The most hyped production: Terrell Alvin McCraney's trilogy, The Brother/Sister Plays. The only one that really worked for me was the second, The Brothers Size, which got a very strong production at the Magic under Octavio Solis. It was lean, focused, a small story with subtle, far-reaching reverberations. The other two plays reached consciously for the grandiose without finally grasping much. Nevertheless, the precedent-setting coordination between the Magic, Marin Theatre Company, and American Conservatory Theater in introducing these plays to the Bay Area was an exciting development.

Boldest venture: Berkeley Rep's London import, Afghanistan: The Great Game, a seven-hour marathon of short scripts by 12 playwrights on the history and politics of this current critical object of U.S. imperial desire. A mixed bag theatrically, though impressively produced, but the historical perspective — boiling down to a dismal pattern of imperial design and hubris, infamy, and failure — was a point well taken.

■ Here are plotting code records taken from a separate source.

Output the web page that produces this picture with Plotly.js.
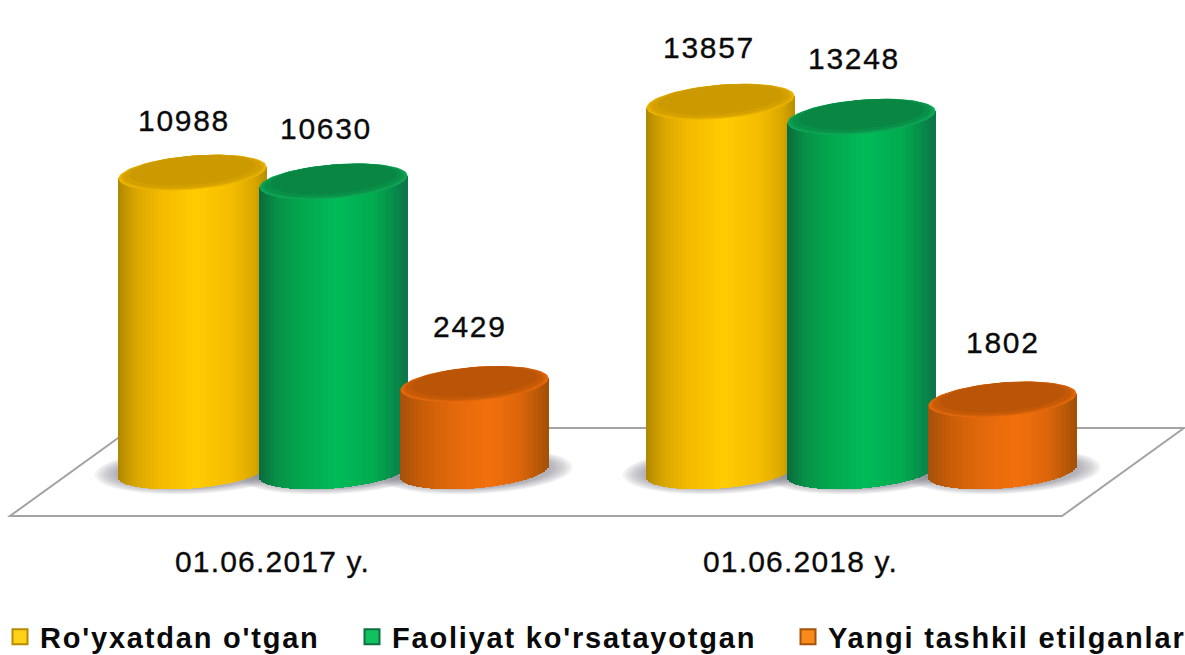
<!DOCTYPE html>
<html><head><meta charset="utf-8">
<script src="https://cdn.plot.ly/plotly-3.0.1.min.js"></script>
<style>html,body{margin:0;padding:0;background:#fff}#c{width:1185px;height:655px}
.annotation-text{letter-spacing:1.7px;stroke:#111;stroke-width:.35px}
.xtick text{letter-spacing:1.2px;stroke:#111;stroke-width:.35px}
.legendtext,.legend2text,.legend3text{letter-spacing:1.8px}
</style>
</head><body><div id="c"></div>
<script>
// ---- data ----
const categories = ["01.06.2017 y.", "01.06.2018 y."];
const seriesNames = ["Ro'yxatdan o'tgan", "Faoliyat ko'rsatayotgan", "Yangi tashkil etilganlar"];
const registered = [10988, 13857];
const active = [10630, 13248];
const newlyCreated = [2429, 1802];

// ---- style / geometry ----
const W = 1185, H = 655;
const xPerGroup = 528, group0Px = 333.5, seriesStep = 141, radius = 74;
const zeroPx = 444, pxPerValue = 0.0247, floorValue = -1093;
const tilt = 0.08, capB = 17, baseB = 17.5;
const STRIPS = 74;
const stops = [
  [[-1,'#b08800'],[-0.75,'#dca800'],[-0.4,'#f4bb00'],[0.05,'#ffcc00'],[0.55,'#f4bc00'],[0.85,'#d8a600'],[1,'#b88e00']],
  [[-1,'#0b6b3c'],[-0.75,'#079248'],[-0.4,'#03a84f'],[0.05,'#00bb58'],[0.55,'#02ab50'],[0.85,'#07884a'],[1,'#0f7448']],
  [[-1,'#a5520a'],[-0.7,'#c85d08'],[-0.3,'#e2680a'],[0.2,'#f3700c'],[0.6,'#de660a'],[0.85,'#bb5a08'],[1,'#a24f08']]
];
const capColors = [['#ecb500','#dda800','#d3a000','#cb9a00'],['#10a858','#0b9a4e','#099048','#088642'],['#e5690c','#d2610a','#c45a08','#ba5507']];
const legendColors = [['#ffd21a','#b88a00'],['#12c060','#0c7040'],['#f78a1a','#a5520a']];
const labelDx = [[-9,-12],[-8,-8],[-5,0]];
const labelDy = [[52.6,54.7],[53.4,57.8],[58,56.5]];
const tickDxPx = -61;
const legendTextPx = [0, 352, 788];
const legendRowPx = 637, axisPx = 541;

const allSeries = [registered, active, newlyCreated];
const hex = c => [1,3,5].map(i => parseInt(c.substr(i,2),16));
function shade(list,u){
  for(let i=0;i<list.length-1;i++){
    const [a,ca]=list[i],[b,cb]=list[i+1];
    if(u<=b){const t=(u-a)/(b-a),A=hex(ca),B=hex(cb);
      return 'rgb('+A.map((v,k)=>Math.round(v+(B[k]-v)*t)).join(',')+')';}
  }
  return list[list.length-1][1];
}
const xOf = (g,s,dpx=0) => g + ((s-1)*seriesStep+dpx)/xPerGroup;
const dv = px => px/pxPerValue;
const dx = px => px/xPerGroup;

const traces = [];
// cylinder bodies: bars, one thin strip per shading step
allSeries.forEach((vals,s)=>{
  const x=[],y=[],base=[],color=[];
  vals.forEach((v,g)=>{
    for(let i=0;i<STRIPS;i++){
      const u=-1+(2*i+1)/STRIPS, ox=u*radius, rt=Math.sqrt(1-u*u);
      const top=v+dv(tilt*ox);
      const bot=floorValue+dv(tilt*ox-baseB*rt);
      x.push(xOf(g,s,ox)); base.push(bot); y.push(top-bot); color.push(shade(stops[s],u));
    }
  });
  traces.push({type:'bar',x,y,base,width:dx(2*radius/STRIPS+0.6),marker:{color,line:{width:0}},
    name:seriesNames[s],showlegend:false,hoverinfo:'skip'});
});
// cylinder tops
allSeries.forEach((vals,s)=>{
  vals.forEach((v,g)=>{
    [1,0.97,0.93,0.85].forEach((k,layer)=>{
      const x=[],y=[],shift=capB*(1-k)*0.9;
      for(let i=0;i<=72;i++){
        const t=i/72*2*Math.PI, ox=k*radius*Math.cos(t);
        x.push(xOf(g,s,ox));
        y.push(v+dv(tilt*ox+k*capB*Math.sin(t)+shift));
      }
      traces.push({type:'scatter',mode:'lines',x,y,fill:'toself',fillcolor:capColors[s][layer],
        line:{width:0,color:capColors[s][layer]},showlegend:false,hoverinfo:'skip'});
    });
  });
});
// legend entries, each placed in its own legend
seriesNames.forEach((n,s)=>{
  traces.push({type:'scatter',mode:'markers',x:[null],y:[null],name:n,hoverinfo:'skip',
    legend:s===0?'legend':'legend'+(s+1),showlegend:true,
    marker:{symbol:'square',size:15,color:legendColors[s][0],line:{width:2,color:legendColors[s][1]}}});
});

// floor + shadows
const X0=-group0Px/xPerGroup;
const pxX = p => X0 + p/xPerGroup;
const pxY = p => (zeroPx-p)/pxPerValue;
const floorPts=[[10,516],[1062,516],[1184,428],[132,428]];
const shapes=[{type:'path',layer:'below',xref:'x',yref:'y',
  path:'M'+floorPts.map(p=>pxX(p[0])+','+pxY(p[1])).join('L')+'Z',
  fillcolor:'#ffffff',line:{color:'#a3a3a3',width:2}}];
[0,1].forEach(g=>{
  [0,1,2].forEach(s=>{
    [[24,23],[21,22],[18,21],[15,20],[12,19],[9,18.5],[6,18],[3,18]].forEach(([ex,ey])=>{
      const pts=[];
      for(let i=0;i<48;i++){
        const t=i/48*2*Math.PI;
        const ox=(radius+ex)*Math.cos(t);
        pts.push((xOf(g,s,ox))+','+(floorValue+dv(tilt*ox*0.5+ey*Math.sin(t))));
      }
      shapes.push({type:'path',layer:'below',xref:'x',yref:'y',path:'M'+pts.join('L')+'Z',
        fillcolor:'#80808c',opacity:0.1,line:{width:0}});
    });
  });
});

const annotations=[];
allSeries.forEach((vals,s)=>vals.forEach((v,g)=>{
  annotations.push({x:xOf(g,s,labelDx[s][g]),y:v,yshift:labelDy[s][g],text:String(v),showarrow:false,
    xanchor:'center',yanchor:'middle',font:{family:'Liberation Sans',size:30,color:'#0a0a0a'}});
}));

const legendBase = px => ({orientation:'h',x:px/W,xref:'container',xanchor:'left',
  y:(H-legendRowPx)/H,yref:'container',yanchor:'middle',
  font:{family:'Liberation Sans',size:29,color:'#0a0a0a',weight:700},
  bgcolor:'rgba(0,0,0,0)',itemclick:false,itemdoubleclick:false});

const layout={
  width:W,height:H,paper_bgcolor:'#fff',plot_bgcolor:'rgba(0,0,0,0)',
  margin:{l:0,r:0,t:0,b:0,pad:0,autoexpand:false},
  barmode:'overlay',bargap:0,showlegend:true,hovermode:false,
  xaxis:{range:[X0,X0+W/xPerGroup],tickmode:'array',anchor:'free',position:(H-axisPx)/H,
    tickvals:categories.map((c,g)=>g+tickDxPx/xPerGroup),ticktext:categories,
    ticks:'',showgrid:false,zeroline:false,showline:false,
    tickfont:{family:'Liberation Sans',size:30,color:'#0a0a0a'}},
  yaxis:{range:[(zeroPx-H)/pxPerValue,zeroPx/pxPerValue],visible:false,showgrid:false,zeroline:false},
  legend:legendBase(legendTextPx[0]),legend2:legendBase(legendTextPx[1]),legend3:legendBase(legendTextPx[2]),
  shapes,annotations
};
Plotly.newPlot('c',traces,layout,{displayModeBar:false,staticPlot:true});
</script></body></html>
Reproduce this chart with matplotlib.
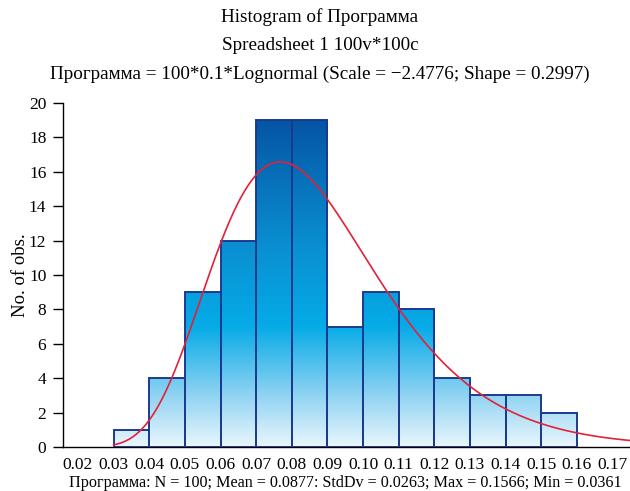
import numpy as np
import matplotlib
matplotlib.use("Agg")
import matplotlib.pyplot as plt
from matplotlib.colors import LinearSegmentedColormap
from matplotlib.patches import Rectangle

plt.rcParams['font.family'] = ['Liberation Serif', 'DejaVu Serif']

# histogram data (bin left edges, counts)
bin_left = [0.03, 0.04, 0.05, 0.06, 0.07, 0.08, 0.09, 0.10, 0.11, 0.12, 0.13, 0.14, 0.15]
counts = [1, 4, 9, 12, 19, 19, 7, 9, 8, 4, 3, 3, 2]
bin_width = 0.01
n_obs = 100

# fitted lognormal parameters (from the title)
ln_scale = -2.4776
ln_shape = 0.2997

xticks = [0.02, 0.03, 0.04, 0.05, 0.06, 0.07, 0.08, 0.09, 0.10, 0.11, 0.12, 0.13, 0.14, 0.15, 0.16, 0.17]
yticks = [0, 2, 4, 6, 8, 10, 12, 14, 16, 18, 20]

fig = plt.figure(figsize=(6.3, 4.91), dpi=100)
ax = fig.add_axes([0.1, 0.0896, 0.9, 0.7004])

cmap = LinearSegmentedColormap.from_list("bars", [
    (0.0, "#eaf6fd"),
    (3 / 19, "#8fd3f2"),
    (7 / 19, "#05abe7"),
    (12 / 19, "#0a8dd0"),
    (1.0, "#0555a4"),
])
grad = np.linspace(0, 1, 256).reshape(-1, 1)
xlo, xhi = 0.0158, 0.1749

for x0, c in zip(bin_left, counts):
    rect = Rectangle((x0, 0), bin_width, c, facecolor="none",
                     edgecolor="#1c3a8e", linewidth=1.4, zorder=3)
    ax.add_patch(rect)
    im = ax.imshow(grad, cmap=cmap, origin="lower", aspect="auto",
                   extent=[xlo, xhi, 0, 19], zorder=2, interpolation="bilinear")
    im.set_clip_path(rect)

# fitted curve: N * bin width * lognormal pdf
xs = np.linspace(0.03, 0.19, 400)
pdf = np.exp(-(np.log(xs) - ln_scale) ** 2 / (2 * ln_shape ** 2)) / (xs * ln_shape * np.sqrt(2 * np.pi))
ax.plot(xs, n_obs * bin_width * pdf, color="#e3213b", linewidth=1.2, zorder=4)

ax.set_xlim(xlo, xhi)
ax.set_ylim(0, 20)
ax.set_xticks(xticks)
ax.set_xticklabels([f"{t:.2f}" for t in xticks], fontsize=12.5)
ax.set_yticks(yticks)
ax.set_yticklabels([str(t) for t in yticks], fontsize=12.5)
ax.tick_params(axis="x", length=0, pad=7)
ax.tick_params(axis="y", direction="out", length=7, width=1, pad=5)

for s in ["top", "right"]:
    ax.spines[s].set_visible(False)
ax.spines["left"].set_linewidth(1)
ax.spines["bottom"].set_linewidth(1)

fig.text(0.033, 0.44, "No. of obs.", rotation=90, ha="center", va="center", fontsize=13.5)
fig.text(0.548, 0.017, "Программа: N = 100; Mean = 0.0877: StdDv = 0.0263; Max = 0.1566; Min = 0.0361",
         ha="center", va="center", fontsize=11.6)

fig.text(0.508, 0.966, "Histogram of Программа", ha="center", va="center", fontsize=13.8)
fig.text(0.508, 0.908, "Spreadsheet 1 100v*100c", ha="center", va="center", fontsize=13.8)
fig.text(0.508, 0.849, "Программа = 100*0.1*Lognormal (Scale = \u22122.4776; Shape = 0.2997)",
         ha="center", va="center", fontsize=13.8)

fig.savefig("out.png", dpi=100)
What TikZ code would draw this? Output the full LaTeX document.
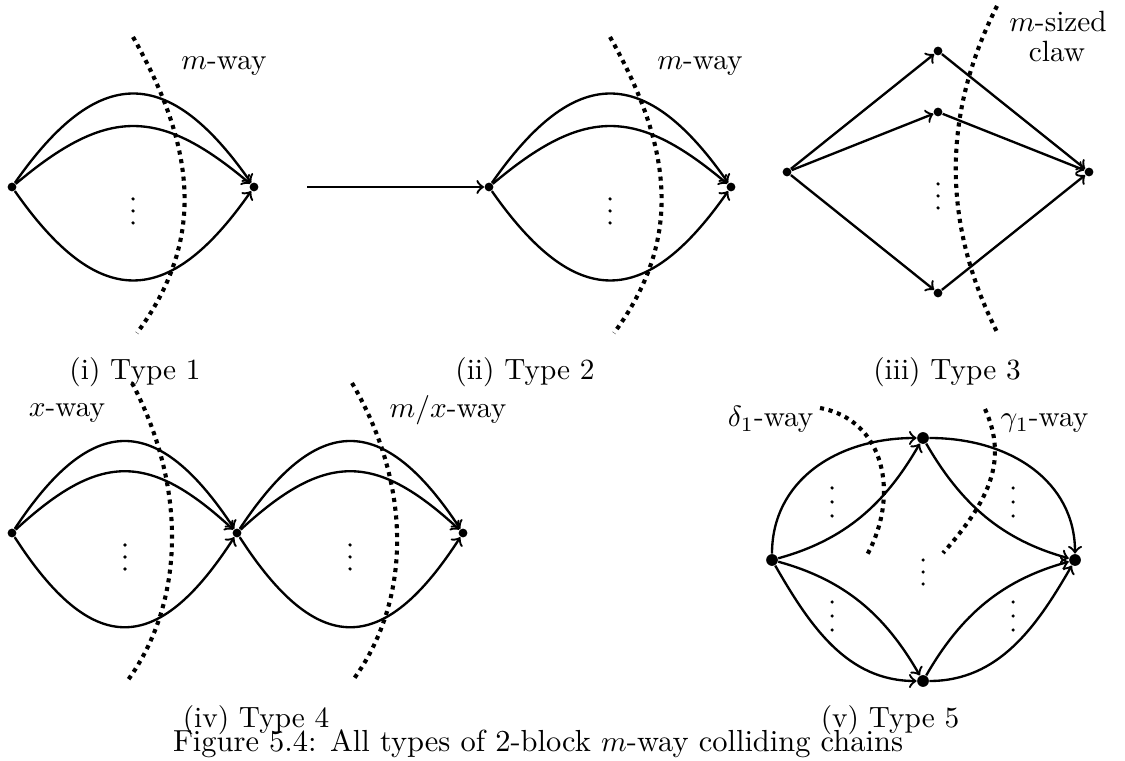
\documentclass[tikz,border=0pt]{standalone}
\begin{document}
\begin{tikzpicture}[x=0.3413pt,y=-0.3413pt,
  vtx/.style={circle,fill,inner sep=0pt,minimum size=3pt},
  bigvtx/.style={vtx,minimum size=4pt},
  edgearc/.style={line width=0.8pt,->},
  cutline/.style={line width=1.4pt,dash pattern=on 1.4pt off 1.6pt},
  lab/.style={font=\fontsize{10}{12}\selectfont,inner sep=0pt,anchor=base},
  figcap/.style={font=\fontsize{10.4}{12}\selectfont,inner sep=0pt,anchor=base}
]
\useasboundingbox (0,0) rectangle (1125,761);

% ---------- Type 1 ----------
\node[vtx] (L1) at (12,187) {};
\node[vtx] (R1) at (254,187) {};
\draw[edgearc] (L1) .. controls +(86,-123) and +(-86,-123) .. (R1);
\draw[edgearc] (L1) .. controls +(95,-80) and +(-95,-80) .. (R1);
\draw[edgearc] (L1) .. controls +(86,123) and +(-86,123) .. (R1);
\foreach \y in {199,211,223} \fill (133,\y) circle[radius=0.6pt];
\draw[cutline] (133,37) .. controls (197,150) and (205,241) .. (137,333);
\node[lab] (m1) at (224,70) {$m$-way};
\node[lab] (c1) at (135,380) {(i) Type 1};

% ---------- Type 2 ----------
\coordinate (S2) at (307,187);
\node[vtx] (L2) at (489,187) {};
\node[vtx] (R2) at (731,187) {};
\draw[edgearc] (S2) -- (L2);
\draw[edgearc] (L2) .. controls +(86,-123) and +(-86,-123) .. (R2);
\draw[edgearc] (L2) .. controls +(95,-80) and +(-95,-80) .. (R2);
\draw[edgearc] (L2) .. controls +(86,123) and +(-86,123) .. (R2);
\foreach \y in {199,211,223} \fill (610,\y) circle[radius=0.6pt];
\draw[cutline] (610,37) .. controls (674,150) and (682,241) .. (614,333);
\node[lab] (m2) at (700,70) {$m$-way};
\node[lab] (c2) at (525,380) {(ii) Type 2};

% ---------- Type 3 ----------
\node[vtx] (L3) at (787,172) {};
\node[vtx] (T3) at (938,51) {};
\node[vtx] (M3) at (938,112) {};
\node[vtx] (B3) at (938,293) {};
\node[vtx] (R3) at (1089,172) {};
\draw[edgearc] (L3) -- (T3);
\draw[edgearc] (L3) -- (M3);
\draw[edgearc] (L3) -- (B3);
\draw[edgearc] (T3) -- (R3);
\draw[edgearc] (M3) -- (R3);
\draw[edgearc] (B3) -- (R3);
\foreach \y in {184,196,208} \fill (938,\y) circle[radius=0.6pt];
\draw[cutline] (997,6) .. controls (942,115) and (942,223) .. (997,332);
\node[lab] (m3a) at (1058,32) {$m$-sized};
\node[lab] (m3b) at (1057,62) {claw};
\node[lab] (c3) at (947,380) {(iii) Type 3};

% ---------- Type 4 ----------
\node[vtx] (L4) at (12,533) {};
\node[vtx] (M4) at (237,533) {};
\node[vtx] (R4) at (463,533) {};
\draw[edgearc] (L4) .. controls +(80,-121) and +(-80,-121) .. (M4);
\draw[edgearc] (L4) .. controls +(88,-81) and +(-88,-81) .. (M4);
\draw[edgearc] (L4) .. controls +(80,124) and +(-80,124) .. (M4);
\draw[edgearc] (M4) .. controls +(80,-121) and +(-80,-121) .. (R4);
\draw[edgearc] (M4) .. controls +(88,-81) and +(-88,-81) .. (R4);
\draw[edgearc] (M4) .. controls +(80,124) and +(-80,124) .. (R4);
\foreach \y in {545,557,569} {\fill (125,\y) circle[radius=0.6pt]; \fill (350,\y) circle[radius=0.6pt];}
\draw[cutline] (132,383) .. controls (186,485) and (186,600) .. (128,680);
\draw[cutline] (352,383) .. controls (412,485) and (412,600) .. (353,680);
\node[lab] (x4) at (67,417) {$x$-way};
\node[lab] (mx4) at (448,418) {$m/x$-way};
\node[lab] (c4) at (256,728) {(iv) Type 4};

% ---------- Type 5 ----------
\node[bigvtx] (L5) at (772,560) {};
\node[bigvtx] (T5) at (923,438) {};
\node[bigvtx] (R5) at (1075,560) {};
\node[bigvtx] (B5) at (923,681) {};
\draw[edgearc] (L5) .. controls +(0,-78) and +(-88,0) .. (T5);
\draw[edgearc] (L5) .. controls +(73,-20) and +(-38,66) .. (T5);
\draw[edgearc] (L5) .. controls +(38,66) and +(-76,0) .. (B5);
\draw[edgearc] (L5) .. controls +(73,20) and +(-38,-66) .. (B5);
\draw[edgearc] (T5) .. controls +(88,0) and +(0,-78) .. (R5);
\draw[edgearc] (T5) .. controls +(38,66) and +(-73,-20) .. (R5);
\draw[edgearc] (B5) .. controls +(76,0) and +(-38,66) .. (R5);
\draw[edgearc] (B5) .. controls +(38,-66) and +(-73,20) .. (R5);
\foreach \y in {488,502,516,602,616,630} {\fill (832,\y) circle[radius=0.6pt]; \fill (1013,\y) circle[radius=0.6pt];}
\foreach \y in {560,572,584} \fill (923,\y) circle[radius=0.6pt];
\draw[cutline] (820,408) .. controls (885,420) and (900,495) .. (867,555);
\draw[cutline] (985,409) .. controls (1008,460) and (990,500) .. (943,553);
\node[lab,anchor=base east] (d5) at (814,427) {$\delta_1$-way};
\node[lab,anchor=base west] (g5) at (1000,427) {$\gamma_1$-way};
\node[lab] (c5) at (890,728) {(v) Type 5};

% ---------- caption ----------
\node[figcap] (fig) at (538,752) {Figure 5.4: All types of 2-block $m$-way colliding chains};
\end{tikzpicture}
\end{document}
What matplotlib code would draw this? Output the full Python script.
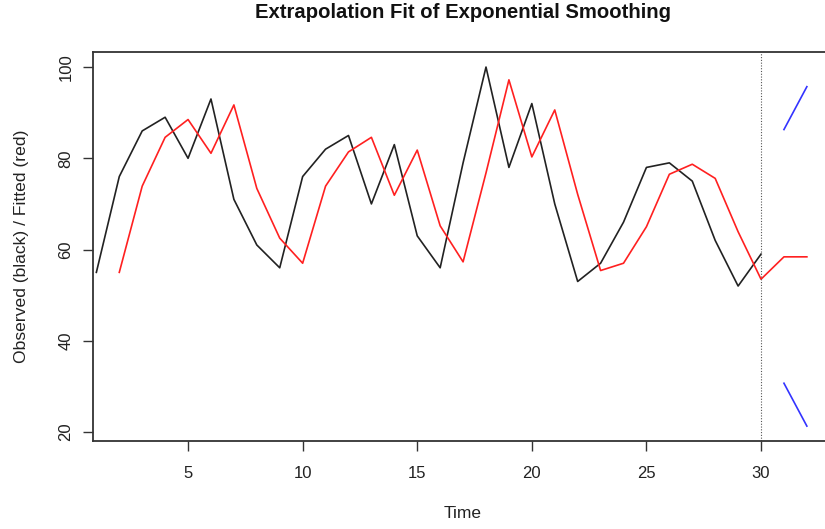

Indeed, the antiwar protest outside the White House on Dec. 16, where 131 arrests were made ahead of President Obama's declaration of "progress" in Afghanistan, seemed its logical conclusion.

Best solo performances behind a large desk: Paul Gerrior in Krapp's Last Tape (Cutting Ball); Joel Israel in Reluctant (Brava).

Best Pas de Donut: Howard Swain and Lance Gardner in Superior Donuts at TheatreWorks.

Best mise-en-scène as meaningful, mindful mess: This Is All I Need by Mugwumpin.

Best visiting productions: Japan's Zenshinza Theatre Company at Zellerbach (Cal Performances); West Side Story at the Orpheum; Jane Austen Unscripted at BATS' Bayfront Theater.

Best indefinable night in a theater: Dan Carbone at the Dark Room.

Best experiential fare: Etiquette by London's Rotozaza (hosted by Yerba Buena Center for the Arts at the Samovar Tea Lounge).